I am not a real cat fan, but this one was just irresistible. The pattern I followed was from https://paintitcolorful.blogspot.com and I used Rowan Handknit Cotton with a 3.5mm hook. The modification I made were adding the stripes to the body. I couldn’t quite judge if I would run out of yarn so I added them to give myself a little more yardage with the lilac color. I sewed eyes on the face and added a pink nose to up the cuteness factor. All in all this kitty is quite charming.
The French Macaroon Sweater is a really simple baby sweater. How simple? If you know how to cast on, knit, and bind off you will pretty much have yourself a sweater. French Macaroon is a boxy design that can really act as a base for a more advanced knitter to make endless modifications. For my first French Macaroon I kept pretty much to the pattern.
Instead of using two colors, I used three so that I could do a little stash busting. The yarn is Rowan Handknit Cotton and I really liked working with this yarn. It is super soft considering it is 100% cotton and comes in a variety of colors. Instead of making the sweater as two pieces, I worked in the round until the arm holes. At this point I put one side on a stitch holder and worked the sleeves for the front and back separately. By working the project this way I cut down on 2 seams! That saved about 20 minutes of working time.

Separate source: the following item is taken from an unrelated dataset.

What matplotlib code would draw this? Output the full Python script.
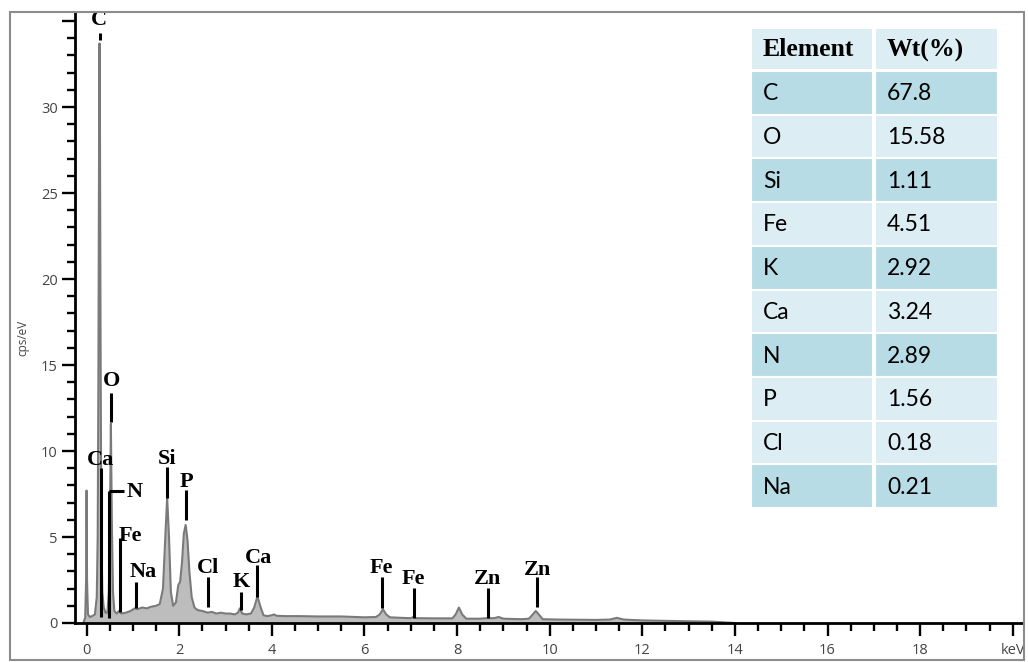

With my second sweater, I used the pattern as a guide for the math. I worked with some StyleCraft yarn (sorry I lost the label) that was bulky weight so the gauge was completely different than my first sweater. My aim was to create a cropped sweater for a toddler. I used the math for the smallest sizing. The sweater seems a little wide when laid flat. However, it is a boxy design so I am sure it will not look as wide when worn. I had some yarn left over so I made a simple bow headband to match.
The French Macaroon Sweater is a great choice for a simple baby sweater mostly due to the endless design possibilities. I am not one who likes to do math so I enjoy using basic patterns such as this to act as a creative jumping point. I can certainly see some more French Macaroon Sweaters in my future.